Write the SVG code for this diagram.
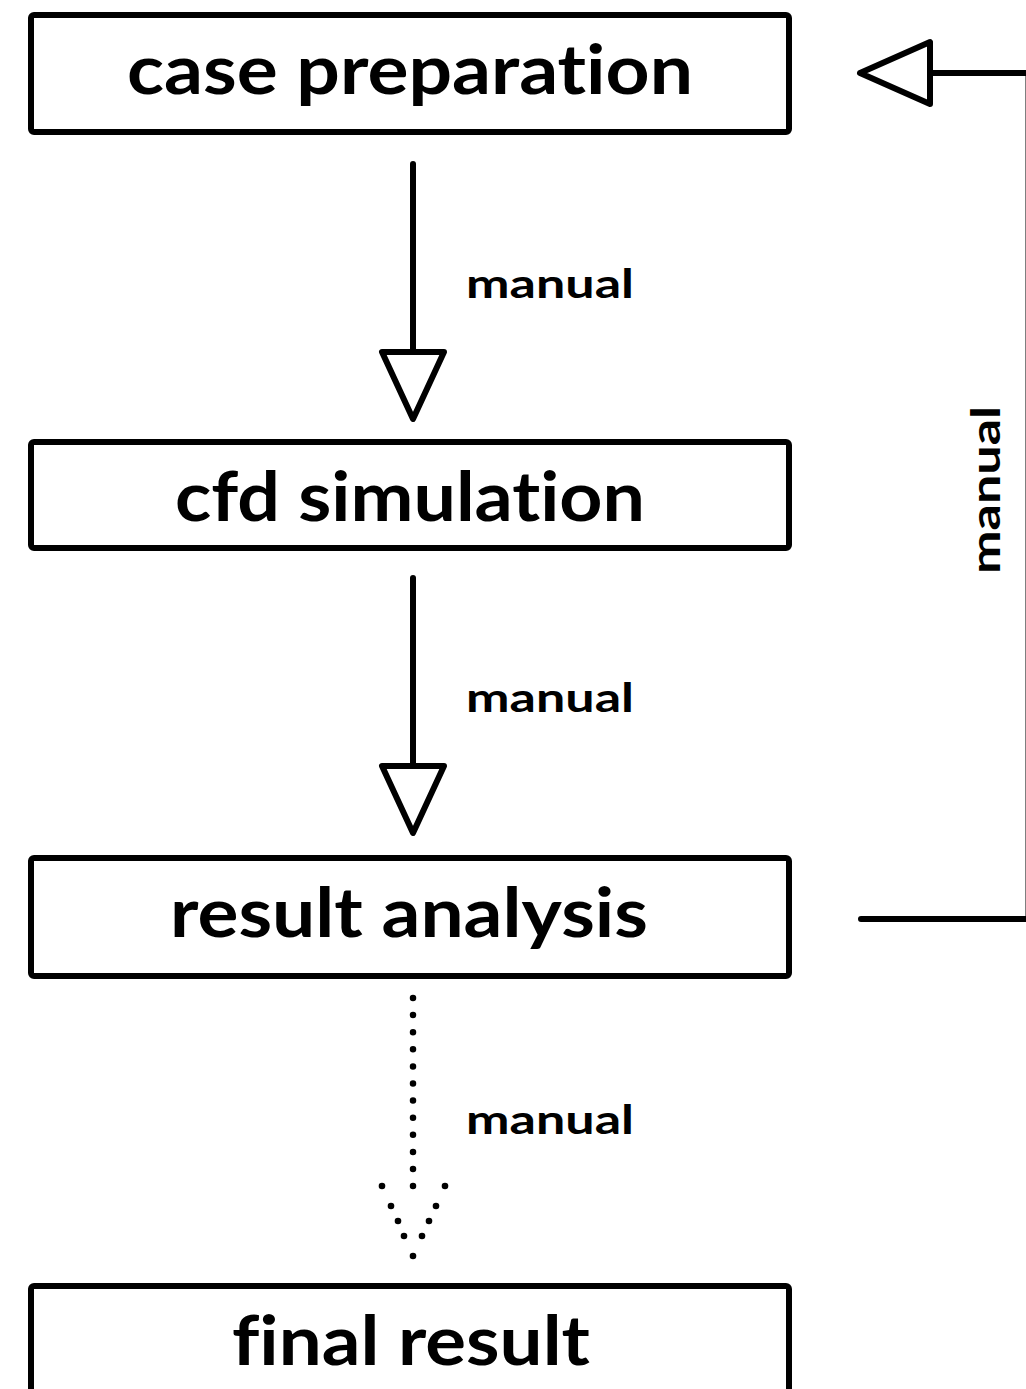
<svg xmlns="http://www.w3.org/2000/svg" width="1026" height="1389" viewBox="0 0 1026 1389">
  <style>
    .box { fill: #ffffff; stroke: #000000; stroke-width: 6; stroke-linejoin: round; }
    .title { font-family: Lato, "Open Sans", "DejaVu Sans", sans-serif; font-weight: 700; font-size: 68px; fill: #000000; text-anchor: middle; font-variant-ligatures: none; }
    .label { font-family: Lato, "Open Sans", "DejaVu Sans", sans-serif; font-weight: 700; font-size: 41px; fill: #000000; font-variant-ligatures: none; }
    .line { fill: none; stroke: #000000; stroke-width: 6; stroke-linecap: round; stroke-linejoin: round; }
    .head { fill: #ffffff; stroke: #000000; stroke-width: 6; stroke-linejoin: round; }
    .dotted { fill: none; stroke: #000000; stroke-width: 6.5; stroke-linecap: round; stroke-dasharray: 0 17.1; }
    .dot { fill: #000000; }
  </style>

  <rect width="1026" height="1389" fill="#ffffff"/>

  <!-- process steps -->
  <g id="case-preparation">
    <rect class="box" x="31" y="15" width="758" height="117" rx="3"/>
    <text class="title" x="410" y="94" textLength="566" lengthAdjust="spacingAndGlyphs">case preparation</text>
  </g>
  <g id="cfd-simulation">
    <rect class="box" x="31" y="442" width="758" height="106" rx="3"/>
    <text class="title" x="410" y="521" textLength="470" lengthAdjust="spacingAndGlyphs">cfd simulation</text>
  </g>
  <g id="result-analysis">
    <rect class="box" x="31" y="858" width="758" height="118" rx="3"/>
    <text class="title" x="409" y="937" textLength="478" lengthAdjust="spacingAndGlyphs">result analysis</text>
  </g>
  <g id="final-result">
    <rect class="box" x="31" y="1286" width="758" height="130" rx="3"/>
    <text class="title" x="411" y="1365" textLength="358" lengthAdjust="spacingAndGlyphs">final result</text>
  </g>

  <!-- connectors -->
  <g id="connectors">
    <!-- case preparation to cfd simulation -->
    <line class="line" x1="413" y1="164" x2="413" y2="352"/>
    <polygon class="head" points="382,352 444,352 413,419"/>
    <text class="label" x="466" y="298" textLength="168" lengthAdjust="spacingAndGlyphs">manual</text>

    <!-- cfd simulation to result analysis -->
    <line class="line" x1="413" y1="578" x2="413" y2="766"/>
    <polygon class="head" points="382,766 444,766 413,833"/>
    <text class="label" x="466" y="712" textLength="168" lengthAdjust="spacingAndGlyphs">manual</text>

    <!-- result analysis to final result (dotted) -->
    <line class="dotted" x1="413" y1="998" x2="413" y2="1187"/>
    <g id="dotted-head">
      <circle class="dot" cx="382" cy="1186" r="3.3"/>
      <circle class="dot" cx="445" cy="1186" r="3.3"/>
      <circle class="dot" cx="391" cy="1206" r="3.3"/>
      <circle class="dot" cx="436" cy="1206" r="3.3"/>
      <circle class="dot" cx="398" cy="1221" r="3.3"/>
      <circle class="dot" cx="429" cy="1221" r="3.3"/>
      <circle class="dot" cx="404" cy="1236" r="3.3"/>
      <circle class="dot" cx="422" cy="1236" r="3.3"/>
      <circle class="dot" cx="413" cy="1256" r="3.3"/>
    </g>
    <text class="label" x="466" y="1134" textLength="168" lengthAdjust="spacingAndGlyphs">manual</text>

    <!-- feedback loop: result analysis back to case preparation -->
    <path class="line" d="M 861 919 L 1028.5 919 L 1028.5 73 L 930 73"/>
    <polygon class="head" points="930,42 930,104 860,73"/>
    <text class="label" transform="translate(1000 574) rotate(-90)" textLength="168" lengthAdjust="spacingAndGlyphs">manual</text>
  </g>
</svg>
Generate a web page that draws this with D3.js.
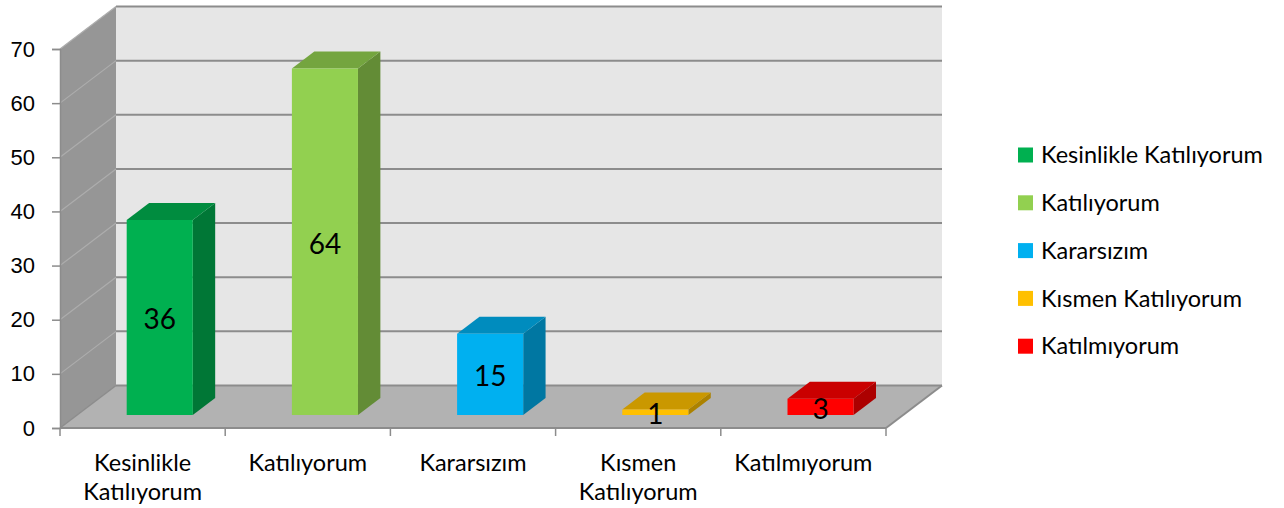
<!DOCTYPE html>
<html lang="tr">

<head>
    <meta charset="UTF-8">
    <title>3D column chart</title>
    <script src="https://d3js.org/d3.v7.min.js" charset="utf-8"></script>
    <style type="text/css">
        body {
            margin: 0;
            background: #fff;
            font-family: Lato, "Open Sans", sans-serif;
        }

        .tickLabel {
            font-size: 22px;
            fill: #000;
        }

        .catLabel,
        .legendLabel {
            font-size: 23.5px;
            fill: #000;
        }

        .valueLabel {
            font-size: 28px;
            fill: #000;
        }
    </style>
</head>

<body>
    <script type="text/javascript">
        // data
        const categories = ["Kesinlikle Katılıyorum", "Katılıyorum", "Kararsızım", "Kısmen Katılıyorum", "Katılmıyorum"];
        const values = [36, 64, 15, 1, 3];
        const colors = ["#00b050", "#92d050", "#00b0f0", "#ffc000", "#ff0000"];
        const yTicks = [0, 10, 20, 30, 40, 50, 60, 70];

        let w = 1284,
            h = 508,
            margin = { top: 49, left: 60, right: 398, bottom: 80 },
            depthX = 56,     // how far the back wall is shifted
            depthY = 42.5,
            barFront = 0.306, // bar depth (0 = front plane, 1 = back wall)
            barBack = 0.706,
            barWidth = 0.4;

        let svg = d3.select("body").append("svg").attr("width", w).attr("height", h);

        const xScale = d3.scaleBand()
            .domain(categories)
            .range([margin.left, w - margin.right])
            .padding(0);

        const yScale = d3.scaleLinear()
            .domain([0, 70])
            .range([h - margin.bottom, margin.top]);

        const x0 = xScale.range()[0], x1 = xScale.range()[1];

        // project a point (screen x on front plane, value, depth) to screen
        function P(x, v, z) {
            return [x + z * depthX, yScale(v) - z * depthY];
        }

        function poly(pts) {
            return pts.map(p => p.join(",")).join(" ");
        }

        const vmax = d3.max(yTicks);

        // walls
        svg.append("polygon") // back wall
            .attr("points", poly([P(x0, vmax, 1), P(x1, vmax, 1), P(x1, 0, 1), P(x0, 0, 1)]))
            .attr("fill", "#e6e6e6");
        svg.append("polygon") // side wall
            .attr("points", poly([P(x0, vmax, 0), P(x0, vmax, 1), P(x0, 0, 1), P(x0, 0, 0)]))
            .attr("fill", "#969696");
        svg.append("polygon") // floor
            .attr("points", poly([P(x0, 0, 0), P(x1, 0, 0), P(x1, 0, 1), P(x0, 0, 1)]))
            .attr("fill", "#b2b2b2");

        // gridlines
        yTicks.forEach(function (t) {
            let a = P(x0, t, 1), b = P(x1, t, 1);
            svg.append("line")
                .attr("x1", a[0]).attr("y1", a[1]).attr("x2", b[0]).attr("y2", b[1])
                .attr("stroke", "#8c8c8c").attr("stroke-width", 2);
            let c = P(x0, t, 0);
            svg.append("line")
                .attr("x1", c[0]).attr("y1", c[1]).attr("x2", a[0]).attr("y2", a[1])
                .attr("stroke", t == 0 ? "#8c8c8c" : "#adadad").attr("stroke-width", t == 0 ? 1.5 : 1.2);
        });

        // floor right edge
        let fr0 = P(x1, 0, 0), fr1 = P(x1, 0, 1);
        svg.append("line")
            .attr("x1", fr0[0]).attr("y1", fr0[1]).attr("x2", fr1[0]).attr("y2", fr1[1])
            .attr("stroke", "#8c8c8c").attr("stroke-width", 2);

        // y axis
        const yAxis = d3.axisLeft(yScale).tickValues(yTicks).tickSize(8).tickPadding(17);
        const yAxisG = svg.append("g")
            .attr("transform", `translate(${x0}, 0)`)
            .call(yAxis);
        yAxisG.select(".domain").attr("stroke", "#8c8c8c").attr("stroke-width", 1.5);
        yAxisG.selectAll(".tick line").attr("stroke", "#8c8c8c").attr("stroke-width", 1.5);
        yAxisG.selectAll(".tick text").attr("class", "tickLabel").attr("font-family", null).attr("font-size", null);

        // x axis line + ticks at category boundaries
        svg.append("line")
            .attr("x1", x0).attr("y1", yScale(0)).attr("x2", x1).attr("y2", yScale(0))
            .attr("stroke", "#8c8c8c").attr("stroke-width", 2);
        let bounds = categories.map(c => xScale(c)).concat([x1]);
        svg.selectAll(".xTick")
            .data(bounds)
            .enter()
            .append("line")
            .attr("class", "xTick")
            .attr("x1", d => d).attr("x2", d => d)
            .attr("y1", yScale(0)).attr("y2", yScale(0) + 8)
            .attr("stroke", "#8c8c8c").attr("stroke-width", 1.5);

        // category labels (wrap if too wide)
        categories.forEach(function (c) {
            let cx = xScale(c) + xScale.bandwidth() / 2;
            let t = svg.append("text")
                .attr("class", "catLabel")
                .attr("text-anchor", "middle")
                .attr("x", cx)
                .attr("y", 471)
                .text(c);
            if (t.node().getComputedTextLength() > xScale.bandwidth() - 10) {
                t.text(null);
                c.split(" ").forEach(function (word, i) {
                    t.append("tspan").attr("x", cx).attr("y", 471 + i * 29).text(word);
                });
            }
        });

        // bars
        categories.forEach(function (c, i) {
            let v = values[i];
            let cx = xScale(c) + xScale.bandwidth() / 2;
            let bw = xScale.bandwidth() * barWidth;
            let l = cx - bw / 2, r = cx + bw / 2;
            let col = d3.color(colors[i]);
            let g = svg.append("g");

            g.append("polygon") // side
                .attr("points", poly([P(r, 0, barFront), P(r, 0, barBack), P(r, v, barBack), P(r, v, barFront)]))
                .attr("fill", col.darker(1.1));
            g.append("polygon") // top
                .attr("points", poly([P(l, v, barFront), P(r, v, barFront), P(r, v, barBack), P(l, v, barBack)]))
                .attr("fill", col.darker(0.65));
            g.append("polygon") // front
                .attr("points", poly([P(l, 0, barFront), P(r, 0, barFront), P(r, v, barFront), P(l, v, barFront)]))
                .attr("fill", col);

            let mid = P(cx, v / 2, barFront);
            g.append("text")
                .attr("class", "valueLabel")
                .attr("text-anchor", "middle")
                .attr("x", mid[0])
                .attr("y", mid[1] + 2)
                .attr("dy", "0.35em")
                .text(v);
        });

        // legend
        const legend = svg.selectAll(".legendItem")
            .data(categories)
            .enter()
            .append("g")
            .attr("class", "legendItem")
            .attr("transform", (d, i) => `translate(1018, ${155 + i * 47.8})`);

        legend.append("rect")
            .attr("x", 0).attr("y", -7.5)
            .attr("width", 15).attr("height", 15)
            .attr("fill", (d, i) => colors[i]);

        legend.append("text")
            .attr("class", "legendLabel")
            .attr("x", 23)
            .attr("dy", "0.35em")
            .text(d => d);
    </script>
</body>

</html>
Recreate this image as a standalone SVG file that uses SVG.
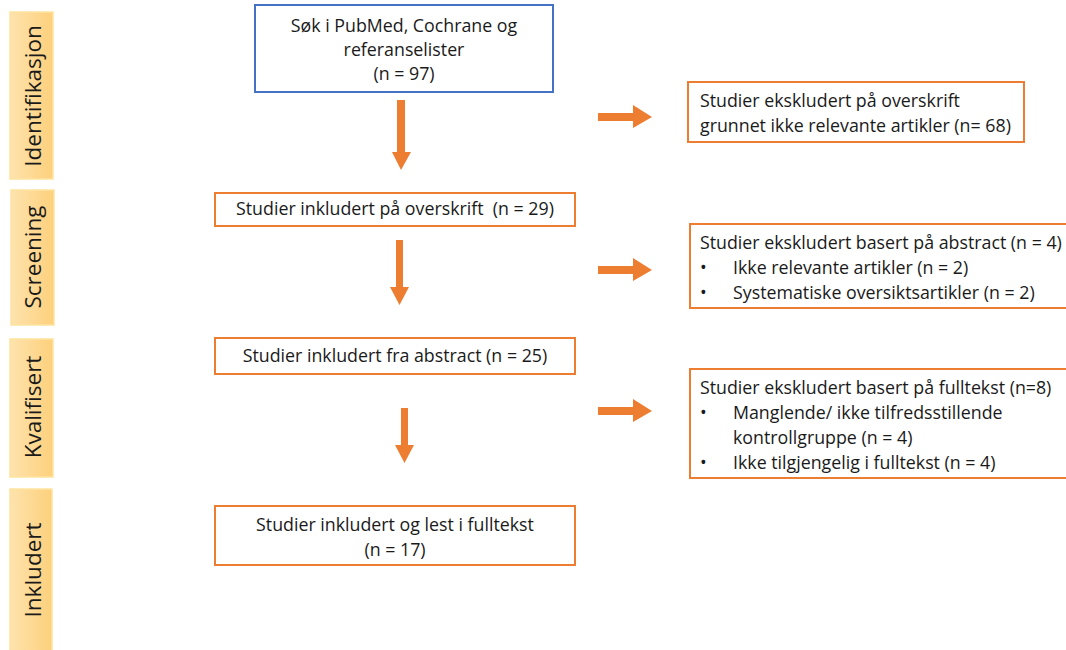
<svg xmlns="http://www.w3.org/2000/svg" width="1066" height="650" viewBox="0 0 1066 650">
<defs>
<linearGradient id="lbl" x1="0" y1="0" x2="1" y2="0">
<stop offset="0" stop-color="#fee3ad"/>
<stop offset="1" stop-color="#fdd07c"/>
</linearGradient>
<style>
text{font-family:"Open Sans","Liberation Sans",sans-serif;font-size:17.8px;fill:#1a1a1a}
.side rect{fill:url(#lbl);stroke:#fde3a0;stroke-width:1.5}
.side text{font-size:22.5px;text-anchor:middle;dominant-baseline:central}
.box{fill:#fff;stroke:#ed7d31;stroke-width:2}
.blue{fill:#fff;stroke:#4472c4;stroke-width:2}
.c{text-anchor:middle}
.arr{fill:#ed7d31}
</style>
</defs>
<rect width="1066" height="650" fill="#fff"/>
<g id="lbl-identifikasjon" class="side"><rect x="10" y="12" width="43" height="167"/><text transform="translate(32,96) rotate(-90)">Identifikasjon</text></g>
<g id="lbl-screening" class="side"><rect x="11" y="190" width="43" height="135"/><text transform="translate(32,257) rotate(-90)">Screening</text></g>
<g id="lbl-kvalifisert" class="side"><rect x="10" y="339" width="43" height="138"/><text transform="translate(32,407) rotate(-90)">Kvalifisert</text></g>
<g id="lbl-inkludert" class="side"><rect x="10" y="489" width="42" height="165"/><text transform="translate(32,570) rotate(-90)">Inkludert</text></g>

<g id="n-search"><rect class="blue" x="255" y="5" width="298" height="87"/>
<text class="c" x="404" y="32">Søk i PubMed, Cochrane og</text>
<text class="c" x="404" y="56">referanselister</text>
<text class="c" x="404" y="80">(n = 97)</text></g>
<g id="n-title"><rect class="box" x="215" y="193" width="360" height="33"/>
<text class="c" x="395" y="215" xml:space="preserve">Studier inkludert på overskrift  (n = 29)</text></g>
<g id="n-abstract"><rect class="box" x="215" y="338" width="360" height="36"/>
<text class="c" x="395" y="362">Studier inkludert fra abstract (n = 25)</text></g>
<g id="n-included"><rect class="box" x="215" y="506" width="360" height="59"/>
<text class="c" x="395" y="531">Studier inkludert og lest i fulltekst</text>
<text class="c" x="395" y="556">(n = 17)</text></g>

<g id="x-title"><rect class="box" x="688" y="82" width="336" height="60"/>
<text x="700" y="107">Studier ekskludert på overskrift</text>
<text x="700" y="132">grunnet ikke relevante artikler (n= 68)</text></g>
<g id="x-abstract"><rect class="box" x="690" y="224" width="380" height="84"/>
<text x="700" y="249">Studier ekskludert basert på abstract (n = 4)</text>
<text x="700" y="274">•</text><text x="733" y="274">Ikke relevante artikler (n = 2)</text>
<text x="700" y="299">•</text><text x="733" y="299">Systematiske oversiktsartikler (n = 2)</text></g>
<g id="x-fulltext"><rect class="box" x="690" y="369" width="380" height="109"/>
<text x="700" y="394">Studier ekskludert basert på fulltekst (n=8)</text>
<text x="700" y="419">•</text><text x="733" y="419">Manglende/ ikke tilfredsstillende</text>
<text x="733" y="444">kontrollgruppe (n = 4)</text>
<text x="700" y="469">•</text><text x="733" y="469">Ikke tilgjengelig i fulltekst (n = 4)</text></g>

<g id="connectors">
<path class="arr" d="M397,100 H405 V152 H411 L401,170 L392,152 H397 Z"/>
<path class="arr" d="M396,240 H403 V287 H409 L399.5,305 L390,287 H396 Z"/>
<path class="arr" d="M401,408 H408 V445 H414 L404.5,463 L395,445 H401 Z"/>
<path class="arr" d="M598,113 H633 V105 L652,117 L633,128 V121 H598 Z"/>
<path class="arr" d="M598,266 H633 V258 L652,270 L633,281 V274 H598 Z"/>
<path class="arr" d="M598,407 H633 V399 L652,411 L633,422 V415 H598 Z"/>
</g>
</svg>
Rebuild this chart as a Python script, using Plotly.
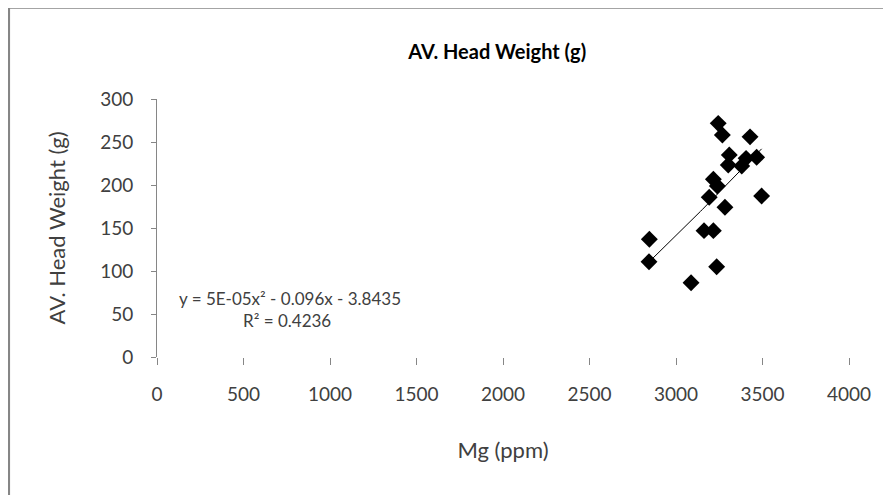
+===+
_Instructions to follow_:
Please list every line of the records that contains "chart".

_Result for this exercise_:
    <title>3D column chart</title>
Rebuild this chart as a Python script, using Plotly.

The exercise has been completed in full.